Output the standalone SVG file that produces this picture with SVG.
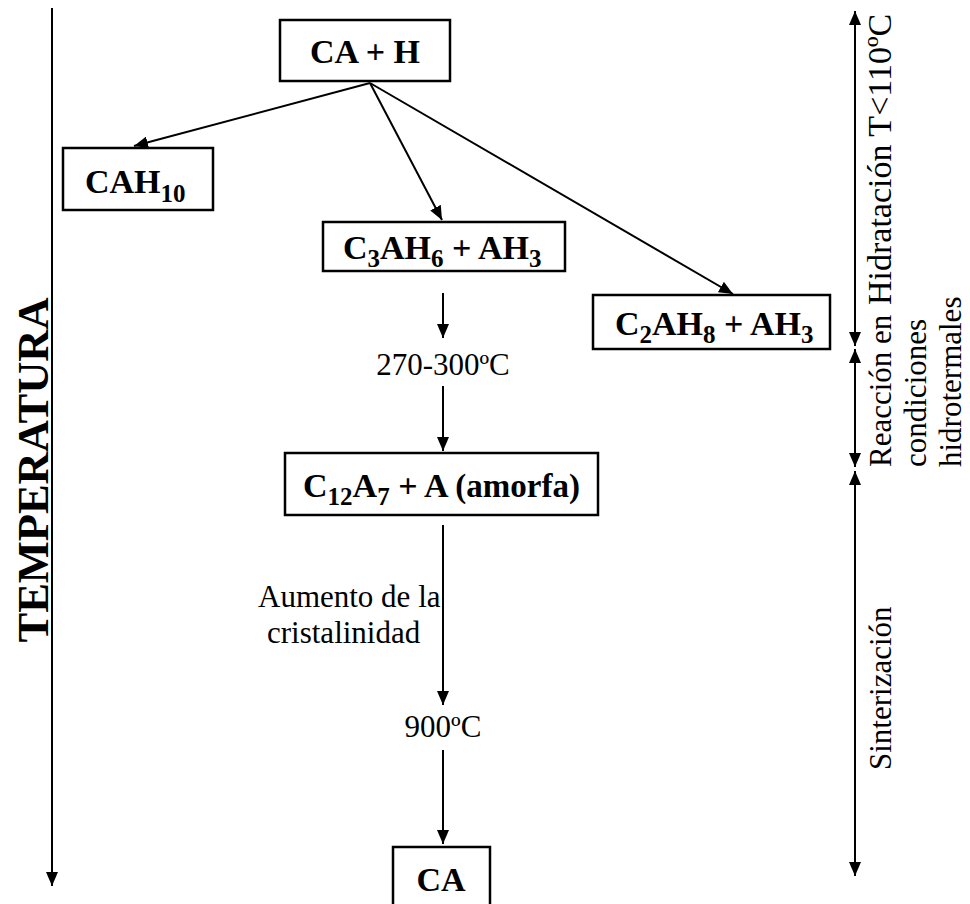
<svg xmlns="http://www.w3.org/2000/svg" width="970" height="904" viewBox="0 0 970 904">
  <style>
    .box { fill: #fff; stroke: #000; stroke-width: 2.5; }
    .lbl { font-family: "Liberation Serif", "Times New Roman", serif; font-weight: bold; font-size: 34px; fill: #000; }
    .sub { font-size: 25px; }
    .txt { font-family: "Liberation Serif", "Times New Roman", serif; font-size: 31px; fill: #000; }
    .ln { stroke: #000; stroke-width: 2; fill: none; }
  </style>
  <defs>
    <marker id="ah" viewBox="0 0 14 12" refX="14" refY="6" markerWidth="14" markerHeight="12" markerUnits="userSpaceOnUse" orient="auto">
      <path d="M0,0 L14,6 L0,12 Z" fill="#000"/>
    </marker>
    <marker id="ahs" viewBox="0 0 14 12" refX="14" refY="6" markerWidth="14" markerHeight="12" markerUnits="userSpaceOnUse" orient="auto-start-reverse">
      <path d="M0,0 L14,6 L0,12 Z" fill="#000"/>
    </marker>
  </defs>

  <rect width="970" height="904" fill="#fff"/>

  <!-- temperature axis -->
  <g id="temperature-axis">
    <line class="ln" x1="52" y1="8" x2="52" y2="886" marker-end="url(#ah)"/>
    <text class="lbl" text-anchor="middle" transform="translate(48,470) rotate(-90)" style="font-size:44px" textLength="345" lengthAdjust="spacingAndGlyphs">TEMPERATURA</text>
  </g>

  <!-- stage ranges on the right -->
  <g id="stages">
    <line class="ln" x1="855" y1="11" x2="855" y2="346" marker-start="url(#ahs)" marker-end="url(#ah)"/>
    <line class="ln" x1="855" y1="349" x2="855" y2="467" marker-start="url(#ahs)" marker-end="url(#ah)"/>
    <line class="ln" x1="855" y1="471" x2="855" y2="876" marker-start="url(#ahs)" marker-end="url(#ah)"/>
    <text class="txt" transform="translate(891,305) rotate(-90)" style="font-size:34px">Hidratación  T&lt;110ºC</text>
    <text class="txt" transform="translate(891,467) rotate(-90)">Reacción en</text>
    <text class="txt" transform="translate(926,467) rotate(-90)">condiciones</text>
    <text class="txt" transform="translate(961,467) rotate(-90)">hidrotermales</text>
    <text class="txt" transform="translate(891,770) rotate(-90)">Sinterización</text>
  </g>

  <!-- connectors -->
  <g id="connectors">
    <line class="ln" x1="370" y1="83" x2="134" y2="146" marker-end="url(#ah)"/>
    <line class="ln" x1="370" y1="83" x2="442" y2="220" marker-end="url(#ah)"/>
    <line class="ln" x1="370" y1="83" x2="733" y2="294" marker-end="url(#ah)"/>
    <line class="ln" x1="443" y1="293" x2="443" y2="338" marker-end="url(#ah)"/>
    <line class="ln" x1="443" y1="386" x2="443" y2="451" marker-end="url(#ah)"/>
    <line class="ln" x1="443" y1="525" x2="443" y2="705" marker-end="url(#ah)"/>
    <line class="ln" x1="443" y1="750" x2="443" y2="844" marker-end="url(#ah)"/>
    <text class="txt" x="443" y="375" text-anchor="middle">270-300ºC</text>
    <text class="txt" x="258" y="607">Aumento de la</text>
    <text class="txt" x="267" y="643">cristalinidad</text>
    <text class="txt" x="443" y="737" text-anchor="middle">900ºC</text>
  </g>

  <g id="ca-h">
    <rect class="box" x="280" y="20" width="170" height="61"/>
    <text class="lbl" x="365" y="63" text-anchor="middle">CA + H</text>
  </g>

  <g id="cah10">
    <rect class="box" x="63" y="148" width="150" height="62"/>
    <text class="lbl" x="85" y="193">CAH<tspan class="sub" dy="9">10</tspan></text>
  </g>

  <g id="c3ah6">
    <rect class="box" x="323" y="222" width="242" height="49"/>
    <text class="lbl" x="343" y="259">C<tspan class="sub" dy="8">3</tspan><tspan dy="-8">AH</tspan><tspan class="sub" dy="8">6</tspan><tspan dy="-8"> + AH</tspan><tspan class="sub" dy="8">3</tspan></text>
  </g>

  <g id="c2ah8">
    <rect class="box" x="593" y="295" width="237" height="54"/>
    <text class="lbl" x="615" y="335">C<tspan class="sub" dy="8">2</tspan><tspan dy="-8">AH</tspan><tspan class="sub" dy="8">8</tspan><tspan dy="-8"> + AH</tspan><tspan class="sub" dy="8">3</tspan></text>
  </g>

  <g id="c12a7">
    <rect class="box" x="285" y="453" width="313" height="62"/>
    <text class="lbl" x="303" y="497">C<tspan class="sub" dy="8">12</tspan><tspan dy="-8">A</tspan><tspan class="sub" dy="8">7</tspan><tspan dy="-8">  + A </tspan><tspan style="font-size:33px">(amorfa)</tspan></text>
  </g>

  <g id="ca">
    <rect class="box" x="393" y="847" width="97" height="70"/>
    <text class="lbl" x="441" y="891" text-anchor="middle">CA</text>
  </g>
</svg>
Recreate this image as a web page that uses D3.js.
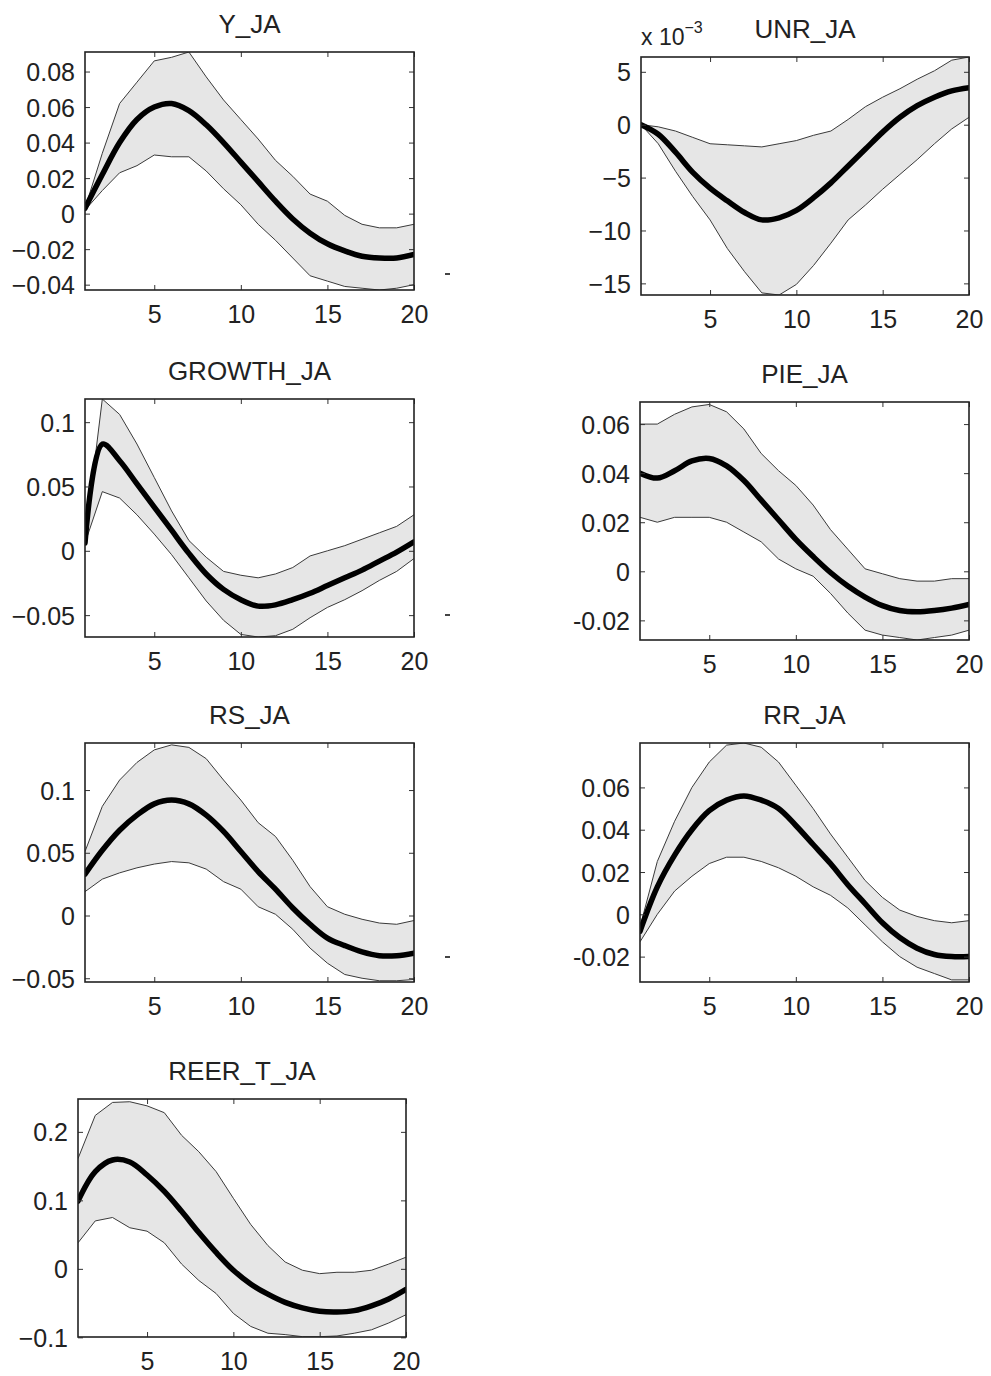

※ ※ ※

> _EXERCISE GOAL_:
In the entries above, some lines may contain the string "this"; report how many, without additional comment.

> _FULL RESPONSE_:
2